I find myself very much in the same position. I am the smallest person in our “choir” and they have placed me at the front for our music concert. I don’t claim to be the most enthusiastic singer, or the loudest, but I suspect I am the one person in the choir who is singing flat and not quite hitting the notes, or holding on to them as long as should be.

The concert is in a day or two’s time, so I thought I would get in some extra practice. Just type in “I know him so well” plus “karaoke” and you get to partner the great Elaine Page on youtube. In real life she might pass me by, but in the cyber world there is no escape for her! So we sang – I took the “second” singer while she belted out the “first” singers lines.

We didn’t sound so bad. It was a little bit slower than I was used to – but that gave me time to take a few breaths along the way. It might not have graced the Albert Hall, but the neighbours were not banging on the wall.

Elaine and I were making sweet music.

So what was the problem? If Elaine and I could sing it well together – why did I sound like a strangled cat when I sang with the choir?

Two things really.

Firstly, the song on the karaoke site is pitched higher. Famous singers can probably sing in a whole variety of keys – that’s why they are famous singers. Maybe there are certain songs that are deliberately pitched to flatter a singer’s voice. The key at which Elaine was singing flattered my voice too! The low notes were not too low.

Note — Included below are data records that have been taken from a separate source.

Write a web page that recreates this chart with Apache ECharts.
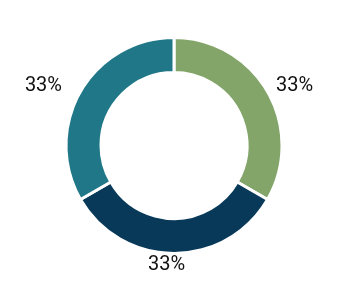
<!DOCTYPE html>
<html><head><meta charset="utf-8">
<script src="https://cdn.jsdelivr.net/npm/echarts@6/dist/echarts.min.js"></script>
<style>html,body{margin:0;padding:0;background:#fff}#c{width:348px;height:290px}</style>
</head><body><div id="c"></div>
<script>
const categories = ['A', 'B', 'C'];
const values = [1, 1, 1];
const colors = ['#83a56a', '#083959', '#1f7787'];
const labelShift = [[0, -4], [-31, 7.5], [-10, -4]];
const chart = echarts.init(document.getElementById('c'), null, {renderer: 'canvas'});
chart.setOption({
  animation: false,
  series: [{
    type: 'pie',
    center: [174, 145.5],
    radius: [73, 108],
    startAngle: 90,
    clockwise: true,
    data: categories.map((n, i) => ({name: n, value: values[i], itemStyle: {color: colors[i]}})),
    itemStyle: {borderColor: '#fff', borderWidth: 3},
    label: {
      show: true, position: 'outside',
      formatter: p => Math.round(p.percent) + '%',
      fontFamily: 'Roboto, sans-serif',
      fontSize: 20, color: '#111'
    },
    labelLine: {show: false, length: 4, length2: 0},
    labelLayout: p => ({dx: labelShift[p.dataIndex][0], dy: labelShift[p.dataIndex][1]}),
    emphasis: {disabled: true}
  }]
});
</script></body></html>
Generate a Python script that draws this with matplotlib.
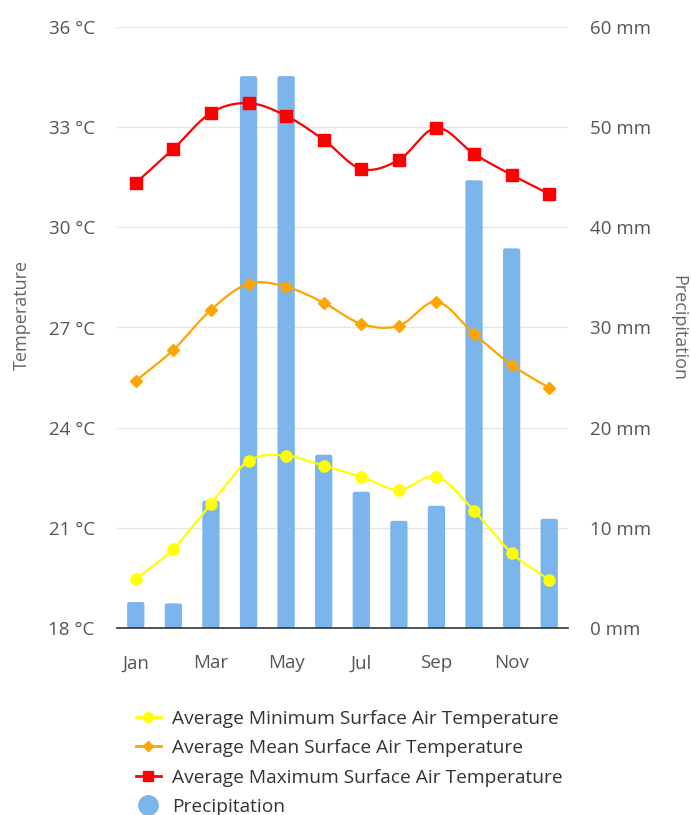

Secondly, my voice is probably a natural soprano, but I am singing with the altos. I was off sick, or recovering from sore throats when the choir learned the soprano harmonies. The alto part appeared to be much more straightforward. So I joined the altos.

So here I am – the smallest member of the choir – standing at the front – closest to the microphone – swinging wildly between pitch perfect and tone deaf.

I suppose I wouldn’t be the first person to mime on stage!